— Start —

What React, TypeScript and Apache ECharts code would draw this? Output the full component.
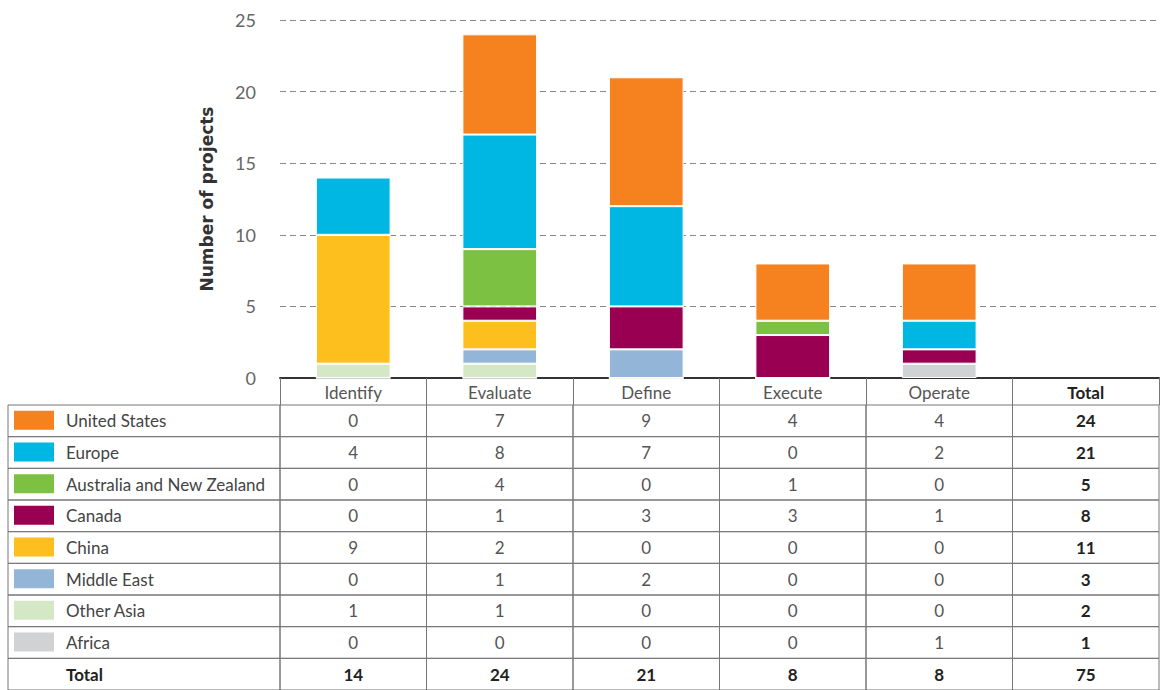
import React, { useEffect, useRef } from "react";
import * as echarts from "echarts";

const stages = ["Identify", "Evaluate", "Define", "Execute", "Operate"];
const columns = [...stages, "Total"];
const regions = [
  "United States",
  "Europe",
  "Australia and New Zealand",
  "Canada",
  "China",
  "Middle East",
  "Other Asia",
  "Africa",
];
const colors = ["#F5821F", "#00B7E3", "#7CC142", "#990052", "#FDBF1E", "#93B5D7", "#D5E8C5", "#D0D2D3"];

const unitedStates = [0, 7, 9, 4, 4];
const europe = [4, 8, 7, 0, 2];
const australiaNZ = [0, 4, 0, 1, 0];
const canada = [0, 1, 3, 3, 1];
const china = [9, 2, 0, 0, 0];
const middleEast = [0, 1, 2, 0, 0];
const otherAsia = [1, 1, 0, 0, 0];
const africa = [0, 0, 0, 0, 1];
const seriesValues = [unitedStates, europe, australiaNZ, canada, china, middleEast, otherAsia, africa];

const yTicks = { min: 0, max: 25, interval: 5 };

const rowLabels = [...regions, "Total"];
const FONT = "Lato, 'Open Sans', sans-serif";

// table cells: [col, row, text, bold]
const cells: [number, number, string, boolean][] = [];
seriesValues.forEach((vals, r) => {
  vals.forEach((v, c) => cells.push([c, r, String(v), false]));
  cells.push([stages.length, r, String(vals.reduce((a, b) => a + b, 0)), true]);
});
stages.forEach((_, c) => {
  cells.push([c, regions.length, String(seriesValues.reduce((a, s) => a + s[c], 0)), true]);
});
cells.push([
  stages.length,
  regions.length,
  String(seriesValues.reduce((a, s) => a + s.reduce((x, y) => x + y, 0), 0)),
  true,
]);

const labelCells: [number, number][] = rowLabels.map((_, r) => [0, r]);

export default function App() {
  const ref = useRef<HTMLDivElement>(null);
  useEffect(() => {
    if (!ref.current) return;
    const chart = echarts.init(ref.current, undefined, { renderer: "svg" });
    const barSeries = regions
      .map((name, i) => ({
        name,
        type: "bar",
        stack: "total",
        xAxisIndex: 0,
        yAxisIndex: 0,
        barWidth: "51%",
        data: seriesValues[i],
        itemStyle: { color: colors[i], borderColor: "#ffffff", borderWidth: 1 },
      }))
      .reverse();

    chart.setOption({
      animation: false,
      grid: [
        { left: 280, right: 3, top: 20, bottom: 312 },
        { left: 280, right: 3, top: 405, bottom: 0 },
        { left: 8, width: 272, top: 405, bottom: 0 },
      ],
      xAxis: [
        {
          type: "category",
          gridIndex: 0,
          data: columns,
          axisLine: { show: true, lineStyle: { color: "#333", width: 2 } },
          axisTick: { show: true, length: 27, lineStyle: { color: "#777", width: 1 } },
          axisLabel: {
            margin: 6,
            formatter: (v: string) => (v === "Total" ? `{b|${v}}` : `{n|${v}}`),
            rich: {
              n: { fontFamily: FONT, fontSize: 17, color: "#555" },
              b: { fontFamily: FONT, fontSize: 17, color: "#222", fontWeight: "bold" },
            },
          },
        },
        { type: "category", gridIndex: 1, data: columns, show: false },
        { type: "category", gridIndex: 2, data: ["label"], show: false },
      ],
      yAxis: [
        {
          type: "value",
          gridIndex: 0,
          min: yTicks.min,
          max: yTicks.max,
          interval: yTicks.interval,
          name: "Number of projects",
          nameLocation: "middle",
          nameGap: 65,
          nameTextStyle: {
            fontFamily: "'DejaVu Sans', sans-serif",
            fontSize: 17,
            fontWeight: "bold",
            color: "#333",
          },
          axisLine: { show: false },
          axisTick: { show: false },
          axisLabel: { margin: 24, fontFamily: FONT, fontSize: 18, color: "#666" },
          splitLine: { lineStyle: { color: "#888", type: [6, 4], width: 1 } },
        },
        { type: "category", gridIndex: 1, data: rowLabels, inverse: true, show: false },
        { type: "category", gridIndex: 2, data: rowLabels, inverse: true, show: false },
      ],
      series: [
        ...barSeries,
        {
          type: "custom",
          xAxisIndex: 1,
          yAxisIndex: 1,
          data: cells.map((c) => [c[0], c[1]]),
          renderItem: (params: any, api: any) => {
            const cell = cells[params.dataIndex];
            const p = api.coord([cell[0], cell[1]]);
            const s = api.size([1, 1]);
            return {
              type: "group",
              children: [
                {
                  type: "rect",
                  shape: { x: p[0] - s[0] / 2, y: p[1] - s[1] / 2, width: s[0], height: s[1] },
                  style: { fill: "none", stroke: "#777", lineWidth: 1 },
                },
                {
                  type: "text",
                  x: p[0],
                  y: p[1],
                  style: {
                    text: cell[2],
                    align: "center",
                    verticalAlign: "middle",
                    fontFamily: FONT,
                    fontSize: 17,
                    fontWeight: cell[3] ? "bold" : "normal",
                    fill: cell[3] ? "#222" : "#555",
                  },
                },
              ],
            };
          },
        },
        {
          type: "custom",
          xAxisIndex: 2,
          yAxisIndex: 2,
          data: labelCells,
          renderItem: (params: any, api: any) => {
            const r = labelCells[params.dataIndex][1];
            const p = api.coord([0, r]);
            const s = api.size([1, 1]);
            const left = p[0] - s[0] / 2;
            const isTotal = r >= regions.length;
            const children: any[] = [
              {
                type: "rect",
                shape: { x: left, y: p[1] - s[1] / 2, width: s[0], height: s[1] },
                style: { fill: "none", stroke: "#777", lineWidth: 1 },
              },
              {
                type: "text",
                x: left + 58,
                y: p[1],
                style: {
                  text: rowLabels[r],
                  align: "left",
                  verticalAlign: "middle",
                  fontFamily: FONT,
                  fontSize: 17,
                  fontWeight: isTotal ? "bold" : "normal",
                  fill: isTotal ? "#222" : "#444",
                },
              },
            ];
            if (!isTotal) {
              children.push({
                type: "rect",
                shape: { x: left + 6, y: p[1] - 10, width: 40, height: 19 },
                style: { fill: colors[r] },
              });
            }
            return { type: "group", children };
          },
        },
      ],
    });
    return () => chart.dispose();
  }, []);
  return (
    <div
      ref={ref}
      style={{ position: "fixed", left: 0, top: 0, width: 1162, height: 690, background: "#fff" }}
    />
  );
}
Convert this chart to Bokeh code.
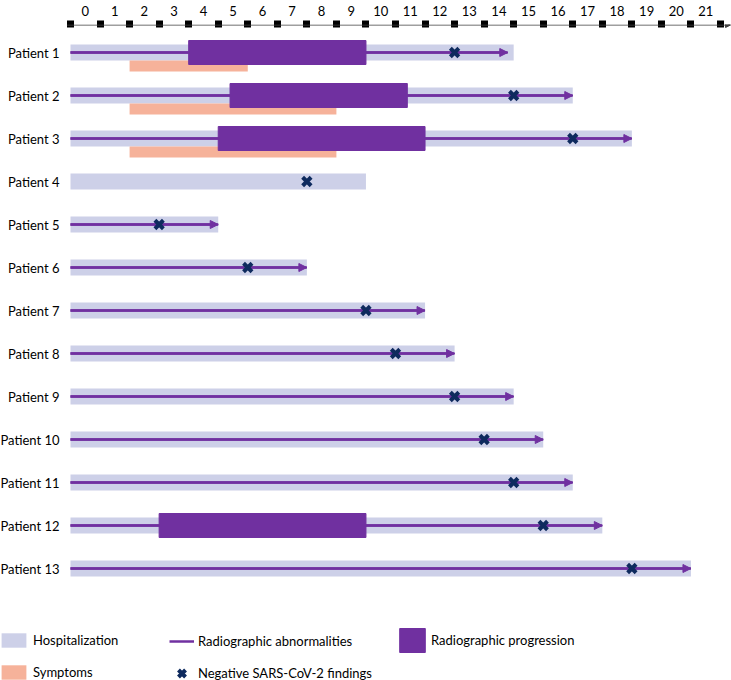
from bokeh.plotting import figure
from bokeh.models import (Range1d, FixedTicker, ColumnDataSource, Arrow, NormalHead,
                          Legend, LegendItem)
from bokeh.embed import file_html
from bokeh.resources import INLINE

# ---------------- data ----------------
patient_labels = ["Patient 1", "Patient 2", "Patient 3", "Patient 4", "Patient 5",
                  "Patient 6", "Patient 7", "Patient 8", "Patient 9", "Patient 10",
                  "Patient 11", "Patient 12", "Patient 13"]
patient_num = [1, 2, 3, 4, 5, 6, 7, 8, 9, 10, 11, 12, 13]
day_ticks = [0, 1, 2, 3, 4, 5, 6, 7, 8, 9, 10, 11, 12, 13, 14, 15, 16, 17, 18, 19, 20, 21]
day_bounds = [0, 1, 2, 3, 4, 5, 6, 7, 8, 9, 10, 11, 12, 13, 14, 15, 16, 17, 18, 19, 20, 21, 22]

hosp_start = [0, 0, 0, 0, 0, 0, 0, 0, 0, 0, 0, 0, 0]
hosp_end = [15, 17, 19, 10, 5, 8, 12, 13, 15, 16, 17, 18, 21]

neg_day = [13, 15, 17, 8, 3, 6, 10, 11, 13, 14, 15, 16, 19]

abn_patients = [1, 2, 3, 5, 6, 7, 8, 9, 10, 11, 12, 13]
abn_start = [0, 0, 0, 0, 0, 0, 0, 0, 0, 0, 0, 0]
abn_end = [14.8, 17, 19, 5, 8, 12, 13, 15, 16, 17, 18, 21]

prog_patients = [1, 2, 3, 12]
prog_start = [4, 5.4, 5, 3]
prog_end = [10, 11.4, 12, 10]

symp_patients = [1, 2, 3]
symp_start = [2, 2, 2]
symp_end = [6, 9, 9]

# ---------------- style / geometry ----------------
FONT = "Lato"
HOSP = "#CDD0E8"
PURPLE = "#7030A0"
SYMP = "#F6B29A"
NAVY = "#0E2A5E"
AXIS = "#404040"

W, H = 731, 680
DAY_PX = 650 / 22.0          # pixels per day
X0_PX = 70.0                 # pixel of day 0
ROW_PX = 43.0                # pixels per patient row
FRAME_TOP = 24
Y_TOP = 1 - 28.0 / ROW_PX
Y_BOTTOM = Y_TOP + (H - FRAME_TOP) / ROW_PX
X_START = -X0_PX / DAY_PX
X_END = (W - X0_PX) / DAY_PX

p = figure(width=W, height=H, output_backend="svg", toolbar_location=None,
           x_range=Range1d(X_START, X_END), y_range=Range1d(Y_BOTTOM, Y_TOP),
           x_axis_location="above", min_border_left=0, min_border_top=FRAME_TOP,
           min_border_right=0, min_border_bottom=0, outline_line_color=None)
p.grid.visible = False

# top axis: labels between square markers
xa = p.xaxis[0]
xa.ticker = FixedTicker(ticks=[d + 0.5 for d in day_ticks], minor_ticks=day_bounds)
xa.major_label_overrides = {d + 0.5: str(d) for d in day_ticks}
xa.major_tick_line_color = None
xa.major_tick_out = 0
xa.major_tick_in = 0
xa.major_label_standoff = 5
xa.minor_tick_line_color = "black"
xa.minor_tick_line_width = 7
xa.minor_tick_in = 3
xa.minor_tick_out = 4
xa.axis_line_color = None
xa.major_label_text_font = FONT
xa.major_label_text_font_size = "13px"
xa.major_label_text_color = "black"

# axis line with arrow head
p.add_layout(Arrow(x_start=-0.12, y_start=Y_TOP + 0.5 / ROW_PX, x_end=22.34,
                   y_end=Y_TOP + 0.5 / ROW_PX, line_color=AXIS, line_width=1,
                   end=NormalHead(size=5, fill_color=AXIS, line_color=AXIS)))

# left axis: patient labels
ya = p.yaxis[0]
ya.fixed_location = -4.0 / DAY_PX
ya.ticker = FixedTicker(ticks=patient_num)
ya.major_label_overrides = {n: lab for n, lab in zip(patient_num, patient_labels)}
ya.axis_line_color = None
ya.major_tick_line_color = None
ya.major_tick_out = 0
ya.major_tick_in = 0
ya.minor_tick_line_color = None
ya.minor_tick_out = 0
ya.major_label_standoff = 7
ya.major_label_text_font = FONT
ya.major_label_text_font_size = "13px"
ya.major_label_text_color = "black"

# hospitalization
r_hosp = p.hbar(y=patient_num, left=hosp_start, right=hosp_end, height=16 / ROW_PX,
                fill_color=HOSP, line_color=None)

# symptoms (below the hospitalization bar)
symp_y = [n + 13.5 / ROW_PX for n in symp_patients]
r_symp = p.hbar(y=symp_y, left=symp_start, right=symp_end, height=11 / ROW_PX,
                fill_color=SYMP, line_color=None)

# radiographic progression
r_prog = p.hbar(y=prog_patients, left=prog_start, right=prog_end, height=24 / ROW_PX,
                fill_color=PURPLE, line_color=PURPLE, line_width=1)

# radiographic abnormalities (line + arrow head)
abn_src = ColumnDataSource(dict(y=abn_patients, x0=abn_start, x1=abn_end))
r_abn = p.segment(x0="x0", y0="y", x1="x1", y1="y", source=abn_src,
                  line_color=PURPLE, line_width=2.5)
p.add_layout(Arrow(x_start="x0", y_start="y", x_end="x1", y_end="y", source=abn_src,
                   line_color=PURPLE, line_width=2.5,
                   end=NormalHead(size=8, fill_color=PURPLE, line_color=PURPLE)))

# negative SARS-CoV-2 findings
r_neg = p.scatter(x=neg_day, y=patient_num, marker="x", size=12, line_width=4,
                  line_color=NAVY, level="overlay")

# ---------------- legends ----------------
common = dict(padding=0, margin=0, border_line_color=None, background_fill_alpha=0,
              label_text_font=FONT, label_text_font_size="13px",
              label_text_color="black")

leg1 = Legend(items=[LegendItem(label="Hospitalization", renderers=[r_hosp]),
                     LegendItem(label="Symptoms", renderers=[r_symp])],
              location=(-2, -1), glyph_width=31, glyph_height=18, label_height=18,
              spacing=14, label_standoff=4, **common)
leg2 = Legend(items=[LegendItem(label="Radiographic abnormalities", renderers=[r_abn]),
                     LegendItem(label="Negative SARS-CoV-2 findings", renderers=[r_neg])],
              location=(169, -8), glyph_width=25, glyph_height=30, label_height=30,
              spacing=2, label_standoff=4, **common)
leg3 = Legend(items=[LegendItem(label="Radiographic progression", renderers=[r_prog])],
              location=(396, 25), glyph_width=32, glyph_height=30, label_height=30,
              spacing=0, label_standoff=3, **common)
for lg in (leg1, leg2, leg3):
    p.add_layout(lg)

open("out.html", "w").write(file_html(p, INLINE))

— End —

→ **Work required**
Pull out every line of the records that includes the string "this".

→ **Solved problem**
What React, TypeScript and Apache ECharts code would draw this? Output the full component.
Convert this chart to Bokeh code.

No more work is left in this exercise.